Thursday, April 21, 2011

Religious Affections and the Law

One of the striking features of Religious Affections is that Edwards ties affections to law-keeping but fails to carry this thought to its conclusion.

In favor of his thesis that True Religion, in great part, consists in holy affections, he cites Deut 10.12, 6.4 - 5, and many other passages that show that it is our duty to have right affections towards God. In this way, Edwards is echoing Augustine, who taught that God's justification of us is accompanied by the implanting of divine love, charity, so that we desire to fulfill the Law. (cf. Against Two Letters of the Pelagians, 4). For both men, a true work of God will result in love.
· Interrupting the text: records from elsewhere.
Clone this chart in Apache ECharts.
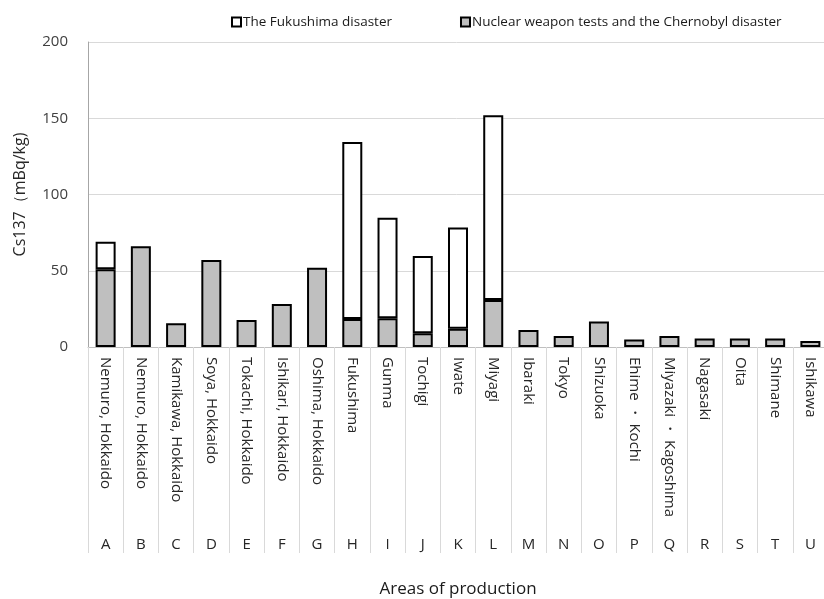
<!DOCTYPE html>
<html>
<head>
<meta charset="utf-8">
<script src="https://cdn.jsdelivr.net/npm/echarts@6/dist/echarts.min.js"></script>
<style>
html,body{margin:0;padding:0;background:#fff;}
#chart{width:824px;height:599px;}
</style>
</head>
<body>
<div id="chart"></div>
<script>
var areaNames = ["Nemuro, Hokkaido","Nemuro, Hokkaido","Kamikawa, Hokkaido","Soya, Hokkaido","Tokachi, Hokkaido","Ishikari, Hokkaido","Oshima, Hokkaido","Fukushima","Gunma","Tochigi","Iwate","Miyagi","Ibaraki","Tokyo","Shizuoka","Ehime \u30FB Kochi","Miyazaki \u30FB Kagoshima","Nagasaki","Oita","Shimane","Ishikawa"];
var areaCodes = ["A","B","C","D","E","F","G","H","I","J","K","L","M","N","O","P","Q","R","S","T","U"];
var nuclearChernobyl = [51,66,15.5,57,17.7,28.2,52,18.4,18.8,9,12,30.8,11.2,7.2,16.8,5,7.2,5.5,5.5,5.5,4];
var fukushima = [18,'-','-','-','-','-','-',116,66,50.7,66.3,121.2,'-','-','-','-','-','-','-','-','-'];
var yTicks = {min:0, max:200, interval:50};

var FONT = "Open Sans";
var chart = echarts.init(document.getElementById('chart'), null, {renderer:'canvas'});
chart.setOption({
  animation:false,
  backgroundColor:'#ffffff',
  textStyle:{fontFamily:FONT},
  legend:{
    top:10, left:226,
    icon:'rect',
    itemWidth:9, itemHeight:9, itemGap:68,
    textStyle:{fontFamily:FONT, fontSize:13.5, color:'#1a1a1a', padding:[0,0,0,-3]},
    data:['The Fukushima disaster','Nuclear weapon tests and the Chernobyl disaster']
  },
  grid:{left:88, top:42, width:740, height:305, outerBoundsMode:'none', containLabel:false},
  xAxis:[{
    type:'category',
    data:areaNames,
    axisLine:{show:true, lineStyle:{color:'#bfbfbf', width:1}},
    axisTick:{show:true, interval:0, length:206, lineStyle:{color:'#d9d9d9', width:1}},
    axisLabel:{interval:0, rotate:-90, margin:10, fontSize:15, color:'#262626', fontFamily:FONT}
  },{
    type:'category',
    data:areaCodes,
    position:'bottom',
    offset:185,
    axisLine:{show:false},
    axisTick:{show:false},
    axisLabel:{interval:0, margin:5, fontSize:15, color:'#262626', fontFamily:FONT},
    name:'Areas of production',
    nameLocation:'middle',
    nameGap:49,
    nameTextStyle:{fontSize:17, color:'#1a1a1a', fontFamily:FONT}
  }],
  yAxis:{
    type:'value',
    min:yTicks.min, max:yTicks.max, interval:yTicks.interval,
    axisLine:{show:true, lineStyle:{color:'#a6a6a6'}},
    axisTick:{show:false},
    splitLine:{lineStyle:{color:'#d9d9d9', width:1}},
    axisLabel:{fontSize:15, color:'#404040', margin:20, fontFamily:FONT},
    name:'Cs137\uFF08mBq/kg)',
    nameLocation:'middle',
    nameGap:60,
    nameTextStyle:{fontSize:16, color:'#262626', fontFamily:FONT}
  },
  series:[{
    name:'Nuclear weapon tests and the Chernobyl disaster',
    type:'bar', stack:'cs', xAxisIndex:0,
    barWidth:20,
    data:nuclearChernobyl,
    itemStyle:{color:'#bfbfbf', borderColor:'#000000', borderWidth:2}
  },{
    name:'The Fukushima disaster',
    type:'bar', stack:'cs', xAxisIndex:0,
    barWidth:20,
    data:fukushima,
    itemStyle:{color:'#ffffff', borderColor:'#000000', borderWidth:2}
  }]
});
</script>
</body>
</html>
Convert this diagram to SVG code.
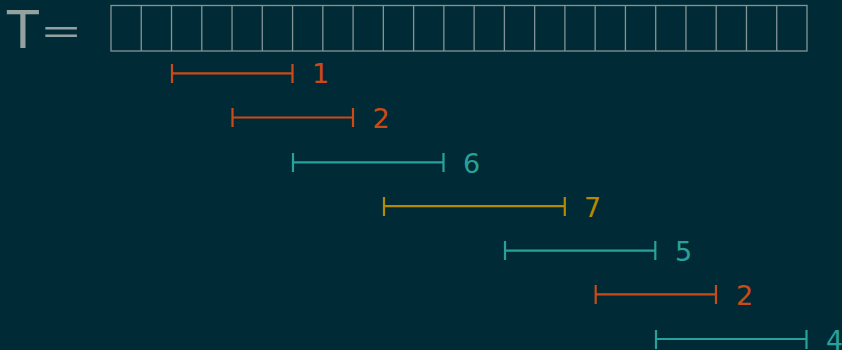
<svg xmlns="http://www.w3.org/2000/svg" width="842" height="350" viewBox="0 0 842 350">
<style>
.lbl{font-family:"DejaVu Sans",sans-serif;font-size:27px}
.o{stroke:#cb4b16;fill:#cb4b16}
.t{stroke:#2aa198;fill:#2aa198}
.y{stroke:#b58900;fill:#b58900}
.iv path{stroke-width:2.2;fill:none}
.iv text{stroke:none}
.grid{stroke:#839496;stroke-width:1.3;fill:none}
</style>
<rect width="842" height="350" fill="#002b36"/>
<g id="title">
<text x="7" y="48" font-family="'DejaVu Sans',sans-serif" font-size="52" fill="#93a1a1">T</text>
<text transform="translate(44,31) scale(1.3,0.69)" x="-2" y="19.6" font-family="'Open Sans',sans-serif" font-size="53" fill="#93a1a1">=</text>
</g>
<g id="array" class="grid">
<rect x="111" y="5.5" width="696" height="45.5"/>
<path d="M141.26 5.5V51M171.52 5.5V51M201.78 5.5V51M232.04 5.5V51M262.3 5.5V51M292.57 5.5V51M322.83 5.5V51M353.09 5.5V51M383.35 5.5V51M413.61 5.5V51M443.87 5.5V51M474.13 5.5V51M504.39 5.5V51M534.65 5.5V51M564.91 5.5V51M595.17 5.5V51M625.43 5.5V51M655.7 5.5V51M685.96 5.5V51M716.22 5.5V51M746.48 5.5V51M776.74 5.5V51"/>
</g>
<g id="connectors">
<g id="iv1" class="iv o"><path d="M172 64V83M172 73.3H292.5M292.5 64V83"/><text class="lbl" x="312" y="83">1</text></g>
<g id="iv2" class="iv o"><path d="M232.5 108V127M232.5 117.5H353M353 108V127"/><text class="lbl" x="372.5" y="127.5">2</text></g>
<g id="iv3" class="iv t"><path d="M293 153V172M293 162.3H443.5M443.5 153V172"/><text class="lbl" x="463" y="172.5">6</text></g>
<g id="iv4" class="iv y"><path d="M384 197V216M384 206.2H564.8M564.8 197V216"/><text class="lbl" x="584" y="216.5">7</text></g>
<g id="iv5" class="iv t"><path d="M505 241V260M505 250.6H655.3M655.3 241V260"/><text class="lbl" x="675" y="261">5</text></g>
<g id="iv6" class="iv o"><path d="M595.7 285V304M595.7 294.4H716M716 285V304"/><text class="lbl" x="736" y="305">2</text></g>
<g id="iv7" class="iv t"><path d="M656 330V349M656 339H806.5M806.5 330V349"/><text class="lbl" x="826" y="349.5">4</text></g>
</g>
</svg>
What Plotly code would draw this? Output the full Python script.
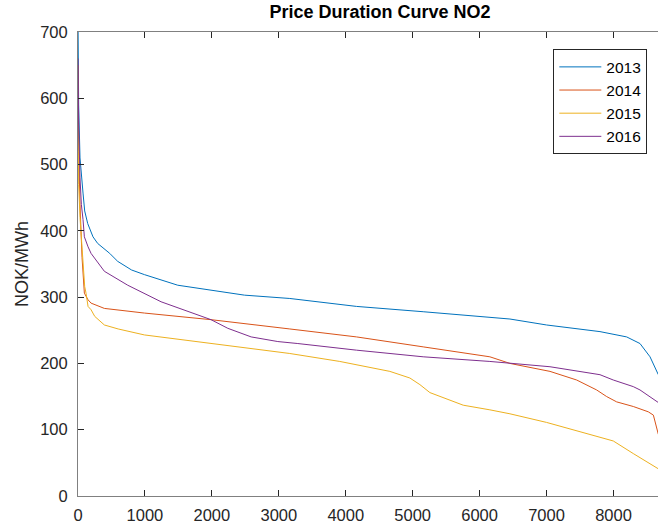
import plotly.graph_objects as go

# Hours (sorted duration) and prices (NOK/MWh)
hours_2013 = [0, 10, 30, 50, 75, 100, 145, 224, 294, 474, 593, 800, 992, 1490, 1988, 2487, 3164,
              4161, 5157, 6453, 7000, 7798, 8197, 8396, 8546, 8620, 8670]
price_2013 = [720, 590, 510, 480, 457, 430, 411, 391, 381, 366, 354, 341, 334, 318, 310, 303, 298,
              286, 278, 267, 258, 248, 240, 230, 210, 195, 183]

hours_2014 = [0, 10, 30, 60, 95, 150, 195, 394, 992, 1988, 3164, 4161, 5157, 6153, 6453, 7051,
              7450, 7748, 7898, 8047, 8296, 8520, 8596, 8646, 8670]
price_2014 = [650, 520, 440, 360, 306, 296, 291, 283, 276, 266, 252, 240, 225, 210, 200, 188,
              175, 160, 150, 142, 135, 127, 122, 100, 93]

hours_2015 = [0, 10, 30, 50, 70, 100, 120, 150, 195, 250, 394, 600, 992, 1988, 3164, 3911, 4409,
              4659, 4958, 5108, 5257, 5456, 5755, 6153, 6453, 7000, 7748, 7997, 8296, 8496, 8670]
price_2015 = [560, 470, 420, 386, 356, 316, 306, 286, 281, 271, 258, 252, 243, 230, 215, 203, 193,
              188, 178, 168, 156, 148, 137, 130, 124, 111, 90, 83, 64, 52, 41]

hours_2016 = [0, 10, 30, 50, 75, 95, 150, 195, 394, 743, 1241, 1640, 1988, 2238, 2587, 2985, 3284,
              4161, 5157, 6153, 6453, 7051, 7798, 7997, 8296, 8396, 8670]
price_2016 = [660, 560, 480, 440, 417, 391, 376, 366, 339, 318, 293, 278, 266, 253, 240, 233, 230,
              220, 210, 203, 200, 195, 183, 175, 165, 160, 141]

series = [
    ("2013", hours_2013, price_2013, "#0072BD"),
    ("2014", hours_2014, price_2014, "#D95319"),
    ("2015", hours_2015, price_2015, "#EDB120"),
    ("2016", hours_2016, price_2016, "#7E2F8E"),
]

x_ticks = [0, 1000, 2000, 3000, 4000, 5000, 6000, 7000, 8000]
y_ticks = [0, 100, 200, 300, 400, 500, 600, 700]

fig = go.Figure()
for name, xs, ys, col in series:
    fig.add_trace(go.Scatter(x=xs, y=ys, mode="lines", name=name,
                             line=dict(color=col, width=1)))

axis_col = "#808080"
font_col = "#262626"
fig.update_layout(
    width=658, height=527,
    margin=dict(l=78, r=0, t=32, b=31),
    plot_bgcolor="white", paper_bgcolor="white",
    font=dict(family="Liberation Sans, Arial, sans-serif", size=16.5, color=font_col),
    title=dict(text="<b>Price Duration Curve NO2</b>", x=380 / 658, xanchor="center",
               y=1 - 12 / 527, yanchor="middle", font=dict(size=18, color="#000000")),
    showlegend=True,
    legend=dict(x=0.9816, xanchor="right", y=0.9627, yanchor="top",
                bgcolor="white", bordercolor=font_col, borderwidth=1, itemwidth=42,
                font=dict(size=15.5, color="#000000")),
    xaxis=dict(range=[0, 8665], tickvals=x_ticks, ticktext=[str(v) for v in x_ticks],
               showgrid=False, zeroline=False, showline=True, linecolor=axis_col, linewidth=1,
               mirror="ticks", ticks="inside", ticklen=6, tickcolor=font_col, tickwidth=1,
               ticklabelstandoff=4),
    yaxis=dict(range=[0, 700], tickvals=y_ticks, ticktext=[str(v) for v in y_ticks],
               showgrid=False, zeroline=False, showline=True, linecolor=axis_col, linewidth=1,
               mirror=False, ticks="inside", ticklen=6, tickcolor=font_col, tickwidth=1,
               ticklabelstandoff=6,
               title=dict(text="NOK/MWh", standoff=6, font=dict(size=18))),
)

fig.write_html("out.html")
So this raises an important question: Does Edwards cross the Law/Gospel line? Is he, in effect, telling his readers to become law-keepers in order to validate the genuineness of their faith?

No -- but he's not as clear as he might be.

Religious Affections is a polemical theological treatise. Much like Thoughts on the Revival (which contains many of the same arguments), Edwards' aims are (a) to defend the legitimacy of religious affections in principle, and (b) to criticize pernicious practices that have arisen when people have placed undue weight on affections.1

In short, Edwards aims to be a friend to the good and a critic of the bad. His intended audience includes those who view outward expressions of affection of any sort to be works of Satan. Against them, Edwards emphasizes the necessity of the fruits of the Spirit (love, hope, patience) as a legitimate and necessary part of true religion.

But it would have been far clearer, I think, if Edwards had explored more thoroughly the connection between affections and Law. What happens if a Christian has but a meager love for God? What if his affections are weak? Does this mean he has sinned, perhaps having hardness of heart? Or does it mean that he needs to be strengthened in his faith? Would it not be fair to say that a meager love for God is failing to keep the Law to love God with heart, soul, mind, and strength?

And in that case, we have well-worn theology concerning Christians who fail to keep the Law (cf. WCoF 17, 18, 19).

Indeed, Edwards' failure to put things in terms of law-keeping meant that he had to roll his own objections to legalism. The Puritans struggled mightily with legalism in the form of demanding dramatic conversion experiences from each other (cf. Tennant's Dangers of an Unconverted Ministry). In Thoughts on the Revival, Edwards takes great pains to criticize those who condemn others as "unconverted" on the basis of their lack of outward affections. Based on these criticisms, I think we can clear Edwards of the charge of placing his readers under the law.

But, if he had more clearly thought about religious affections as a species of keeping the Law, this would have been unnecessary and even obvious.

Next Post: Religious Affections and Evangelicalism -->

1. Helm views RA as a political treatise, aimed at defending the revivalists. It's an intriguing take, but the difficulty is that Edwards thinks of himself as laying down doctrine while defending the revivalists. And it's a strange "defense" that, like Thoughts on the Revival, sharply criticizes those whom he is defending. If Edwards is playing the politician, he is particularly inept at it. Perhaps it might be better to say that Edwards sees himself located on one side (the revivalists), but concerned to be both a friend to the good while opposing the bad.